You will need to prove your identity at the meeting, which involves bringing a photo ID and proof of your Social Security number. If you do not provide this information, the trustee will reschedule the meeting or arrange to have you provide the information later. If you need to provide the trustee with additional documents to supplement those in your initial filing, you should bring them to this hearing. This also may result in the hearing being rescheduled so that the trustee can examine them.
Before the meeting, you will read a booklet with information about what to expect. If you owe child support or if you do not have an attorney, you will need to complete additional paperwork. When the meeting starts, you will provide your identity documents and swear under oath to answer the questions truthfully. The meeting starts with questions from the trustee. These will cover straightforward issues, including whether you listed all of your property on the petition, whether your situation has changed since the filing, and whether you are owed money or are likely to receive an inheritance. Your attorney can advise you on the types of questions that the trustee may ask. Creditors then will ask you questions about your situation, if they have any. If no complexities arise, the meeting may end in 10 or 15 minutes.
Meeting of Creditors Under Chapter 13
The Section 341 meeting under Chapter 13 bears many similarities to the meeting under Chapter 7. The bankruptcy trustee will review the documents that you filed describing your finances, including your assets, income, debts, and expenses, as well as your proposed repayment plan.

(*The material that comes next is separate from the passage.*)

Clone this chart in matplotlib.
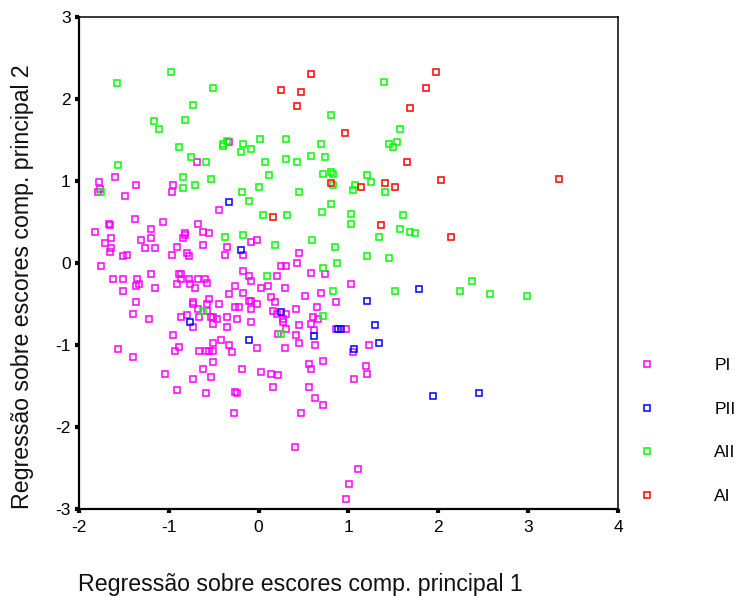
#!/usr/bin/python3

from matplotlib import pyplot as plt

plt.rcParams['font.family'] = ['Liberation Sans', 'DejaVu Sans']
plt.rcParams['axes.unicode_minus'] = False

# values
pi_x = [-1.78, -1.77, -1.79, -1.60, -1.37, -1.49, -0.95, -0.96, -0.69, -0.33, -0.44, -1.67, -1.65, -1.82, -1.38, -1.20,
        -1.06, -0.68, -0.62, -0.55, -0.82, -0.82, -0.84, -1.64, -1.71, -1.31, -1.20, -1.26, -1.15, -0.91, -0.62, -1.64,
        -1.65, -1.51, -1.47, -0.96, -0.80, -0.78, -0.35, -0.37, -0.17, -0.08, -0.02, 0.45, 0.43, 0.25, 0.30, -1.75,
        -0.17, -0.11, -0.08, 0.20, 0.58, 0.74, 1.03, -1.62, -1.51, -1.35, -1.33, -1.37, -1.20, -1.15, -1.51, -0.89,
        -0.86, -0.91, -0.86, -0.78, -0.76, -0.71, -0.68, -0.60, -0.57, -0.26, -0.17, -0.33, 0.03, 0.10, 0.29, 0.69,
        0.52, 0.14, -0.55, -0.11, -0.09, 0.18, -0.44, -0.02, -0.73, -0.73, -0.57, -1.37, 0.86, -0.26, -0.22, -0.08,
        0.65, 0.42, -0.68, -0.57, 0.16, 0.20, 0.30, -1.40, -0.80, -0.86, -0.66, -0.53, -0.51, -0.46, -0.35, -0.24,
        -1.22, 0.27, 0.27, -0.08, -0.51, 0.60, 0.66, 0.58, -0.73, -0.35, 0.30, 0.45, 0.62, 0.86, 0.97, -0.95,
        0.42, 0.22, -0.89, -0.42, -0.51, -0.33, 0.45, 0.63, -0.02, 0.29, -0.93, -0.66, -0.59, -0.55, -0.51, -0.30,
        -1.57, -1.40, 1.05, 0.72, -0.51, 0.56, 0.58, -0.62, -0.19, -1.04, 0.03, 0.14, 0.22, -0.53, -0.73, 1.06,
        0.56, 0.16, -0.91, -0.59, -0.26, -0.24, 0.63, 0.72, 0.47, -0.28, 0.40, 1.11, 1.01, 0.97, 1.23, 1.19, 1.21]
pi_y = [0.99, 0.90, 0.86, 1.05, 0.95, 0.82, 0.95, 0.86, 1.23, 1.47, 0.65, 0.48, 0.46, 0.38, 0.54, 0.41,
        0.50, 0.48, 0.38, 0.36, 0.36, 0.34, 0.30, 0.30, 0.24, 0.28, 0.30, 0.18, 0.18, 0.20, 0.22, 0.18,
        0.14, 0.08, 0.10, 0.10, 0.12, 0.08, 0.20, 0.10, 0.10, 0.26, 0.28, 0.12, 0.00, -0.04, -0.04, -0.04,
        -0.10, -0.16, -0.22, -0.16, -0.12, -0.14, -0.26, -0.20, -0.20, -0.20, -0.26, -0.28, -0.14, -0.30, -0.34, -0.14,
        -0.14, -0.26, -0.20, -0.20, -0.26, -0.30, -0.20, -0.20, -0.24, -0.28, -0.36, -0.38, -0.30, -0.28, -0.30, -0.36,
        -0.40, -0.42, -0.44, -0.46, -0.46, -0.48, -0.50, -0.50, -0.48, -0.50, -0.50, -0.48, -0.48, -0.54, -0.54, -0.56,
        -0.54, -0.56, -0.56, -0.58, -0.58, -0.62, -0.62, -0.62, -0.64, -0.66, -0.66, -0.66, -0.66, -0.68, -0.66, -0.68,
        -0.68, -0.68, -0.72, -0.72, -0.74, -0.66, -0.68, -0.74, -0.78, -0.78, -0.80, -0.76, -0.82, -0.80, -0.80, -0.88,
        -0.88, -0.86, -1.02, -0.94, -0.98, -1.00, -0.98, -1.00, -1.04, -1.04, -1.07, -1.07, -1.07, -1.07, -1.07, -1.09,
        -1.05, -1.15, -1.09, -1.20, -1.21, -1.23, -1.29, -1.29, -1.29, -1.35, -1.33, -1.35, -1.37, -1.39, -1.41, -1.41,
        -1.51, -1.51, -1.55, -1.59, -1.57, -1.59, -1.65, -1.73, -1.83, -1.83, -2.24, -2.51, -2.70, -2.88, -1.00, -1.26, -1.35]

pii_x = [-0.33, -0.20, -0.76, -0.11, 0.25, 0.62, 0.88, 0.92, 1.06, 1.21, 1.79, 1.30, 1.34, 1.94, 2.45]
pii_y = [0.74, 0.16, -0.72, -0.94, -0.60, -0.89, -0.80, -0.80, -1.05, -0.46, -0.32, -0.76, -0.98, -1.62, -1.58]

aii_x = [-0.98, -1.58, -0.51, -0.73, -0.82, -1.17, -1.11, -0.89, -0.75, -0.59, -0.40, -0.40, -0.35, -0.17, -0.20, -0.09,
         0.01, 0.30, 0.69, 0.58, 0.74, 0.07, 0.30, 0.43, 0.81, 0.72, 0.81, 0.83, 0.12, 0.00, -1.57, -0.84,
         -0.84, -0.71, -0.53, -1.75, -0.19, -0.11, 0.45, 0.83, 1.07, 1.05, 0.81, 0.71, 0.05, 0.32, 1.03, 1.03,
         -0.37, -0.17, 0.59, 0.18, 0.85, 0.87, 0.72, 1.39, 1.57, 1.45, 1.54, 1.50, 1.21, 1.25, 1.41, 1.61,
         1.57, 1.68, 1.74, 1.34, 1.21, 1.45, 1.52, 2.24, 2.37, 2.57, 2.99, 0.09, 0.83, -0.62, 0.72, 0.25]
aii_y = [2.33, 2.19, 2.13, 1.93, 1.75, 1.73, 1.63, 1.41, 1.29, 1.23, 1.45, 1.43, 1.49, 1.45, 1.35, 1.39,
         1.51, 1.51, 1.45, 1.31, 1.29, 1.23, 1.27, 1.23, 1.81, 1.09, 1.11, 1.09, 1.07, 0.93, 1.19, 1.05,
         0.91, 0.95, 1.03, 0.86, 0.86, 0.76, 0.87, 0.95, 0.95, 0.89, 0.72, 0.62, 0.58, 0.58, 0.60, 0.48,
         0.32, 0.34, 0.28, 0.22, 0.20, 0.00, -0.06, 2.21, 1.63, 1.45, 1.47, 1.41, 1.07, 0.99, 0.87, 0.58,
         0.41, 0.38, 0.36, 0.32, 0.08, 0.06, -0.34, -0.34, -0.22, -0.38, -0.40, -0.16, -0.34, -0.58, -0.65, -0.86]

ai_x = [0.58, 0.25, 0.47, 0.43, 0.96, 0.81, 0.16, 1.97, 1.86, 1.68, 1.65, 1.14, 1.41, 1.52, 2.03, 3.34, 1.36, 2.14]
ai_y = [2.30, 2.11, 2.09, 1.91, 1.59, 0.98, 0.56, 2.33, 2.13, 1.89, 1.23, 0.93, 0.98, 0.93, 1.01, 1.03, 0.46, 0.32]

group_names = ['PI', 'PII', 'AII', 'AI']
group_colors = ['#ff00ff', '#0000ff', '#00ff00', '#ff0000']
x_ticks = [-2, -1, 0, 1, 2, 3, 4]
y_ticks = [-3, -2, -1, 0, 1, 2, 3]

fig = plt.figure()
fig.set_size_inches(7.36, 5.96)
ax1 = fig.add_axes([79 / 736, 1 - 509 / 596, (618 - 79) / 736, (509 - 17) / 596])

handles = []
for xs, ys, name, col in zip([pi_x, pii_x, aii_x, ai_x], [pi_y, pii_y, aii_y, ai_y], group_names, group_colors):
    line, = ax1.plot(xs, ys, linestyle='none', marker='s', markersize=4.6, markerfacecolor='none',
                     markeredgecolor=col, markeredgewidth=1.1, label=name, clip_on=False)
    handles.append(line)

ax1.set_xlim(-2, 4)
ax1.set_ylim(-3, 3)
ax1.set_xticks(x_ticks)
ax1.set_yticks(y_ticks)
ax1.tick_params(labelsize=12.5, length=3, width=3, color='black')
ax1.tick_params(axis='x', pad=5)
ax1.tick_params(axis='y', pad=3)
ax1.spines['left'].set_linewidth(1.6)
ax1.spines['bottom'].set_linewidth(1.6)
ax1.spines['top'].set_linewidth(1.1)
ax1.spines['right'].set_linewidth(1.1)

fig.text(300 / 736, 1 - 584 / 596, 'Regressão sobre escores comp. principal 1', fontsize=16.7,
         ha='center', va='center', color='#111111')
fig.text(23 / 736, 1 - 287 / 596, 'Regressão sobre escores comp. principal 2', fontsize=16.7,
         ha='center', va='center', rotation=90, color='#111111')

ax1.legend(handles=handles, loc='center left', bbox_to_anchor=(631 / 736, 1 - 431 / 596),
           bbox_transform=fig.transFigure, frameon=False, fontsize=12.5, numpoints=1,
           handlelength=1.8, handletextpad=3.0, labelspacing=1.65, borderpad=0, borderaxespad=0)

plt.savefig('out.png', dpi=100)
plt.close()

The meeting will happen between 21 and 50 days after you file for bankruptcy. As with Chapter 7, you will need to bring proof of your identity through a photo ID and your Social Security number. If you have an attorney, they will attend the meeting with you, but a judge will not be present.
The bankruptcy trustee will start by asking you questions about issues such as the value of your property and debts, the sources of your income, your family situation, and the expenses that you claim are reasonable and necessary to support your family and you. They also may ask whether you have started making payments as proposed under your plan. (The trustee will hold these funds in trust and distribute the payments among creditors once your plan is approved.)
After the trustee finishes their questions, your creditors can ask questions related to the specific debts that you owe. In many cases, creditors will not appear at this meeting but may file written objections to the repayment plan. These objections will be resolved through later hearings.